The announcement over the weekend that China would move to a more flexible exchange rate regime is unlikely to see the RMB move to a gradual path of appreciating against the dollar as was the case until 2008. Instead, the authorities are intent on showing the market that the RMB can depreciate against the dollar and other currencies, as well as appreciate.
In the first day of trading post the announcement, the PBOC moved the reference rate for the currency by 0.43% against the dollar, fully reflecting the market move on the day. In yesterday's trading the RMB was almost 0.2% weaker against the dollar. If the PBOC reflects this move in the reference rate today, it would genuinely be allowing market forces to set the rate - politically fantastic. But it would also be telling the large amount of speculative money parked in RMB that the currency is no one-way bet.

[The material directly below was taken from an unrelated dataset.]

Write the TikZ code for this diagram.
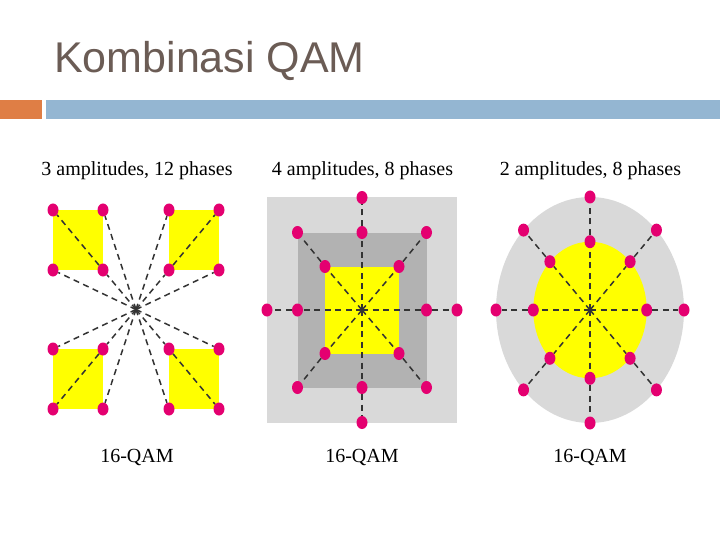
\documentclass[tikz,border=0pt]{standalone}
\usepackage{fontspec}
\setmainfont{Liberation Serif}
\newfontfamily\titlefont{Liberation Sans}
\usetikzlibrary{shapes.geometric,calc}
\definecolor{titlecol}{RGB}{107,92,85}
\definecolor{barorange}{RGB}{223,126,69}
\definecolor{barblue}{RGB}{148,182,210}
\definecolor{dotcol}{RGB}{228,0,112}
\definecolor{lgray}{RGB}{217,217,217}
\definecolor{dgray}{RGB}{178,178,178}
\definecolor{qyellow}{RGB}{255,255,0}
\tikzset{
  dot/.style={ellipse,fill=dotcol,draw=none,minimum width=11pt,minimum height=13pt,inner sep=0pt},
  dline/.style={draw=black!80,line width=1.5pt,dash pattern=on 6pt off 4.5pt},
  lab/.style={font=\fontsize{20}{24}\selectfont,inner sep=0pt,anchor=base},
}
\begin{document}
\begin{tikzpicture}[x=1pt,y=-1pt]
\useasboundingbox (0,0) rectangle (720,540);
% header
\node[font=\titlefont\fontsize{43}{50}\selectfont,text=titlecol,anchor=base west,inner sep=0pt] (title) at (54,72.7) {Kombinasi QAM};
\fill[barorange] (0,100) rectangle (41.7,119);
\fill[barblue] (45.7,100) rectangle (720,119);
% labels
\node[lab] (t1) at (137,176) {3 amplitudes, 12 phases};
\node[lab] (t2) at (362.5,176) {4 amplitudes, 8 phases};
\node[lab] (t3) at (590.5,176) {2 amplitudes, 8 phases};
\node[lab] (b1) at (137,462) {16-QAM};
\node[lab] (b2) at (362,462) {16-QAM};
\node[lab] (b3) at (590,462) {16-QAM};
% ---------- panel 1 ----------
\coordinate (c1) at (136,309.5);
\foreach \sx/\sy/\q in {-1/-1/a,1/-1/b,-1/1/c,1/1/d}{
  \fill[qyellow] ({136+\sx*33},{309.5+\sy*39.5}) rectangle ({136+\sx*83},{309.5+\sy*99.5});
}
\foreach \sx/\sy/\q in {-1/-1/a,1/-1/b,-1/1/c,1/1/d}{
  \node[dot] (p1\q in) at ({136+\sx*33},{309.5+\sy*39.5}) {};
  \node[dot] (p1\q out) at ({136+\sx*83},{309.5+\sy*99.5}) {};
  \node[dot] (p1\q A) at ({136+\sx*33},{309.5+\sy*99.5}) {};
  \node[dot] (p1\q B) at ({136+\sx*83},{309.5+\sy*39.5}) {};
  \draw[dline] (c1) -- (p1\q in);
  \draw[dline] (p1\q in) -- (p1\q out);
  \draw[dline] (c1) -- (p1\q A);
  \draw[dline] (c1) -- (p1\q B);
}
% ---------- panel 2 ----------
\coordinate (c2) at (362,310);
\fill[lgray] (267,197.5) rectangle (457,422.5);
\fill[dgray] (297.5,232.5) rectangle (426.5,387.5);
\fill[qyellow] (325,266.5) rectangle (399,353.5);
\foreach \n/\ix/\iy/\ox/\oy in {l/-64.5/0/-95/0, r/64.5/0/95/0, u/0/-77.5/0/-112.5, d/0/77.5/0/112.5,
  ul/-37/-43.5/-64.5/-77.5, ur/37/-43.5/64.5/-77.5, dl/-37/43.5/-64.5/77.5, dr/37/43.5/64.5/77.5}{
  \node[dot] (p2\n in) at ({362+\ix},{310+\iy}) {};
  \node[dot] (p2\n out) at ({362+\ox},{310+\oy}) {};
  \draw[dline] (c2) -- (p2\n in);
  \draw[dline] (p2\n in) -- (p2\n out);
}
% ---------- panel 3 ----------
\coordinate (c3) at (590,310);
\fill[lgray] (c3) ellipse [x radius=94, y radius=113];
\fill[qyellow] (c3) ellipse [x radius=56.7, y radius=68.3];
\foreach \a in {0,45,...,315}{
  \node[dot] (p3in\a) at ({590+56.7*cos(\a)},{310+68.3*sin(\a)}) {};
  \node[dot] (p3out\a) at ({590+94*cos(\a)},{310+113*sin(\a)}) {};
  \draw[dline] (c3) -- (p3in\a);
  \draw[dline] (p3in\a) -- (p3out\a);
}
\end{tikzpicture}
\end{document}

The PBOC has total control here. If, as I expect, there is little or no upward pressure on the RMB because speculative holder selling will at least match new buying, then the RMB will move little. If it were to fall in the coming weeks then the market would suddenly see unknown downside to set against what was only ever going to be modest appreciation. A rush for the exits could be the result. The RMB would be falling entirely due to market forces, and the shrill voices in Congress would have nothing to say.
If the RMB appreciates too fast the PBOC can still intervene. But they are likely to do so in a way that produces a haphazard movement with both up and down days, to ensure the market gets the message that the RMB is no one way bet against any other currency. Once again those accusing China of currency manipulation will have a hard job proving their case.
As the Wimbledon tennis championship begins, it is game, set and match to China.